— BEGIN —

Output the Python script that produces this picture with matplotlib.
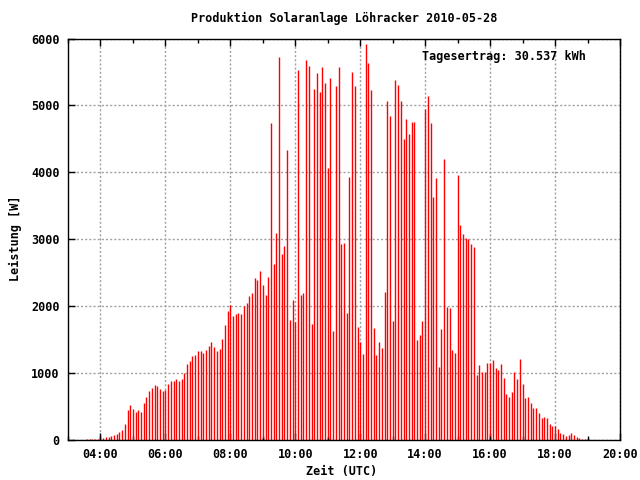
import matplotlib
matplotlib.use("Agg")
import matplotlib.pyplot as plt
import matplotlib.dates as mdates
import pandas as pd
from matplotlib.ticker import MultipleLocator

# ---- data ----
title = "Produktion Solaranlage Löhracker 2010-05-28"
day = "2010-05-28"
start_time = "03:35"
interval = "5min"
power_w = [
    15, 15, 15, 15, 15, 0,
    30, 45, 50, 65, 75, 95, 125, 155, 245, 450,
    530, 470, 420, 450, 420, 555, 645, 735, 780, 825,
    810, 765, 735, 750, 840, 885, 885, 915, 885, 915,
    1005, 1140, 1185, 1260, 1275, 1335, 1335, 1305, 1350, 1410,
    1470, 1395, 1335, 1365, 1515, 1720, 1930, 2020, 1855, 1885,
    1900, 1885, 2005, 2050, 2155, 2200, 2420, 2395, 2530, 2320,
    2170, 2440, 4730, 2630, 3095, 5730, 2780, 2900, 4340, 1796,
    2095, 1766, 5536, 2169, 2199, 5686, 5596, 1736, 5252, 5477,
    5207, 5581, 5342, 4070, 5417, 1632, 5297, 5581, 2930, 2945,
    1900, 3935, 5492, 5297, 1692, 1468, 1289, 5911, 5641, 5237,
    1677, 1274, 1468, 1378, 2214, 5073, 4848, 1781, 5387, 5312,
    5073, 4504, 4803, 4579, 4758, 4758, 1498, 1572, 1781, 4953,
    5147, 4743, 3636, 3920, 1095, 1662, 4205, 1990, 1975, 1348,
    1303, 3965, 3214, 3080, 3020, 3005, 2930, 2886, 975, 1124,
    1020, 1020, 1154, 1154, 1199, 1080, 1050, 1139, 930, 692,
    647, 721, 1020, 915, 1214, 841, 632, 647, 557, 483,
    483, 408, 333, 348, 333, 244, 214, 214, 169, 109,
    95, 65, 80, 109, 80, 50, 35, 20, 20,
]
marker_times = ["04:00", "09:00", "11:00", "16:00", "19:00"]
marker_w = [60, 30, 30, 60, 30]
yield_text = "Tagesertrag: 30.537 kWh"
x_label = "Zeit (UTC)"
y_label = "Leistung [W]"

# ---- plot ----
plt.rcParams["font.family"] = ["DejaVu Sans Mono", "DejaVu Sans"]
plt.rcParams["font.weight"] = "bold"
fs = 8.5

times = pd.date_range(f"{day} {start_time}", periods=len(power_w), freq=interval)
mtimes = pd.to_datetime([f"{day} {t}" for t in marker_times])

fig = plt.figure(figsize=(6.4, 4.8), dpi=100)
ax = fig.add_axes([68 / 640, 40 / 480, 552 / 640, 401.5 / 480])

ax.vlines(times, 0, power_w, colors="#ff0000", linewidth=1.0, zorder=3)
ax.vlines(mtimes, 0, marker_w, colors="#000000", linewidth=1.0, zorder=4)

x0 = pd.Timestamp(f"{day} 03:00")
x1 = pd.Timestamp(f"{day} 20:00")
ax.set_xlim(x0, x1)
ax.set_ylim(0, 6000)

ax.xaxis.set_major_locator(mdates.HourLocator(byhour=range(0, 24, 2)))
ax.xaxis.set_minor_locator(mdates.HourLocator(byhour=range(1, 24, 2)))
ax.xaxis.set_major_formatter(mdates.DateFormatter("%H:%M"))
ax.yaxis.set_major_locator(MultipleLocator(1000))

ax.tick_params(axis="both", which="major", direction="in", length=5, width=1,
               labelsize=fs, pad=6)
ax.tick_params(axis="x", which="both", top=True)
ax.tick_params(axis="x", which="minor", direction="in", length=3, width=1)
ax.tick_params(axis="y", which="both", right=False)

ax.grid(True, which="major", color="#a0a0a0", linestyle=(0, (1.5, 1.5)), linewidth=1.0, zorder=1)

for s in ax.spines.values():
    s.set_linewidth(1.0)
    s.set_color("black")
    s.set_zorder(5)

fig.text(344 / 640, 1 - 18 / 480, title, ha="center", va="center", fontsize=fs, fontweight="bold")
ax.text(0.938, 0.955, yield_text, transform=ax.transAxes, ha="right", va="center",
        fontsize=fs, fontweight="bold", zorder=6)
fig.text(342 / 640, 1 - 472 / 480, x_label, ha="center", va="center", fontsize=fs, fontweight="bold")
fig.text(15 / 640, 1 - 238 / 480, y_label, ha="center", va="center", rotation=90,
         fontsize=fs, fontweight="bold")

for lbl in ax.get_xticklabels() + ax.get_yticklabels():
    lbl.set_fontweight("bold")

fig.savefig("out.png", dpi=100)
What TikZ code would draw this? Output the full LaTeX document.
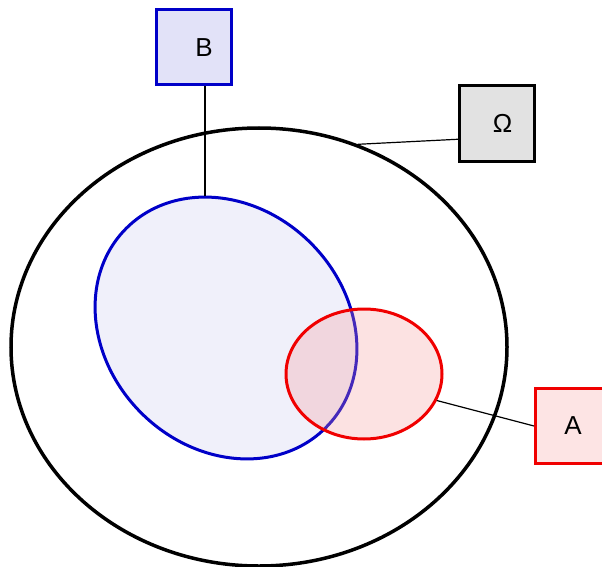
\documentclass[tikz,border=0pt]{standalone}
\usepackage{fontspec}
\setmainfont{Liberation Sans}
\usepackage{tikz}
\usetikzlibrary{shapes.geometric,positioning,calc}

\definecolor{setblue}{RGB}{0,0,200}
\definecolor{setred}{RGB}{240,0,0}
\definecolor{bluefill}{RGB}{240,240,250}
\definecolor{bboxfill}{RGB}{226,226,248}
\definecolor{redfill}{RGB}{245,150,150}
\definecolor{aboxfill}{RGB}{253,228,228}
\definecolor{oboxfill}{RGB}{226,226,226}

\begin{document}
\begin{tikzpicture}[x=1pt,y=-1pt,
    setshape/.style={ellipse,draw,line width=3pt,inner sep=0pt},
    labelbox/.style={rectangle,draw,line width=3pt,minimum size=75pt,inner sep=0pt,font=\fontsize{26}{30}\selectfont},
    link/.style={line width=1.2pt}]
    \useasboundingbox (0,0) rectangle (602,567);

    % Sets
    \node[setshape,line width=3.5pt,minimum width=496pt,minimum height=438pt] (omega) at (259,347) {};
    \node[setshape,draw=setblue,fill=bluefill,minimum width=282pt,minimum height=240pt,rotate=-45] (bset) at (226,328) {};
    \node[setshape,draw=setred,fill=redfill,fill opacity=0.28,minimum width=156pt,minimum height=130pt] (aset) at (364,374) {};

    % Labels
    \node[labelbox,draw=setblue,fill=bboxfill] (bbox) at (194,47.5) {\hspace*{20pt}\raisebox{-5pt}{B}};
    \node[labelbox,fill=oboxfill] (obox) at (497,123.5) {\hspace*{11pt}\raisebox{-2pt}{Ω}};
    \node[labelbox,draw=setred,fill=aboxfill] (abox) at (573,426) {A};

    % Connectors
    \draw[link] (bbox.south -| bset.144) -- (bset.144);
    \draw[link] (obox.202) -- (omega.64);
    \draw[link] (abox.west) -- (aset.-20);
\end{tikzpicture}
\end{document}
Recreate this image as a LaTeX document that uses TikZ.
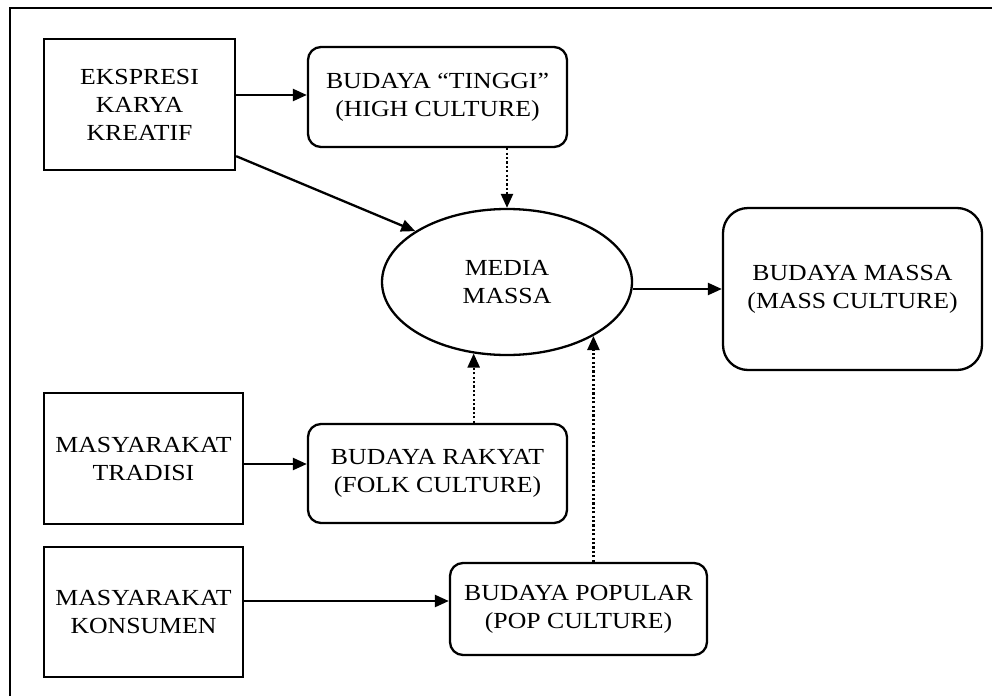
\documentclass[tikz,border=0pt]{standalone}
\usepackage{fontspec}
\setmainfont{Liberation Serif}[FakeStretch=1.12]
\usetikzlibrary{arrows.meta,shapes.geometric}
\begin{document}
\begin{tikzpicture}[x=1pt,y=-1pt,
  every node/.style={font=\fontsize{23}{28}\selectfont, align=center, inner sep=0pt, line width=2.3pt},
  sqbox/.style={draw, rectangle},
  rbox/.style={draw, rectangle, rounded corners=13pt},
  conn/.style={line width=2.3pt, -{Triangle[length=14pt,width=12pt]}},
  dotconn/.style={conn, dash pattern=on 2.2pt off 2.2pt}]
\useasboundingbox (0,0) rectangle (992,696);

% outer frame
\draw[line width=2.8pt] (10,696) -- (10,8) -- (992,8);

% source boxes
\node[sqbox, minimum width=191pt, minimum height=131pt] (ekspresi) at (139.5,104.5) {EKSPRESI\\KARYA\\KREATIF};
\node[sqbox, minimum width=199pt, minimum height=131pt] (tradisi) at (143.5,458.5) {MASYARAKAT\\TRADISI};
\node[sqbox, minimum width=199pt, minimum height=130pt] (konsumen) at (143.5,612) {MASYARAKAT\\KONSUMEN};

% culture boxes
\node[rbox, minimum width=259pt, minimum height=100pt] (tinggi) at (437.5,97) {BUDAYA “TINGGI”\\(HIGH CULTURE)};
\node[rbox, minimum width=259pt, minimum height=99pt] (rakyat) at (437.5,473.5) {BUDAYA RAKYAT\\(FOLK CULTURE)};
\node[rbox, minimum width=257pt, minimum height=92pt] (popular) at (578.5,609) {BUDAYA POPULAR\\(POP CULTURE)};

% mass media and mass culture
\node[draw, ellipse, minimum width=250pt, minimum height=146pt] (media) at (507,282) {MEDIA\\MASSA};
\node[rbox, rounded corners=25pt, minimum width=259pt, minimum height=162pt] (massa) at (852.5,289) {BUDAYA MASSA\\(MASS CULTURE)};

% connectors
\draw[conn] ([yshift=9.5pt]ekspresi.east) coordinate (e1) -- (e1 -| tinggi.west);
\draw[conn] ([yshift=15pt]ekspresi.south east) -- (media.151.5);
\draw[dotconn] (media.north |- tinggi.south) -- (media.north);
\draw[dotconn] (media.245.6 |- rakyat.north) -- (media.245.6);
\draw[dotconn] (media.-32.7 |- popular.north) -- (media.-32.7);
\draw[conn] (media.east |- massa.west) -- (massa.west);
\draw[conn] ([yshift=-5.5pt]tradisi.east) coordinate (t1) -- (t1 -| rakyat.west);
\draw[conn] ([yshift=11pt]konsumen.east) coordinate (k1) -- (k1 -| popular.west);
\end{tikzpicture}
\end{document}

— END —

STATED TASK: Could the lines from the top of the material through the line with "from matplotlib.ticker import MultipleLocator" be repeated exactly, pictures left out?

REPLY TO THE EXERCISE:
Output the Python script that produces this picture with matplotlib.
import matplotlib
matplotlib.use("Agg")
import matplotlib.pyplot as plt
import matplotlib.dates as mdates
import pandas as pd
from matplotlib.ticker import MultipleLocator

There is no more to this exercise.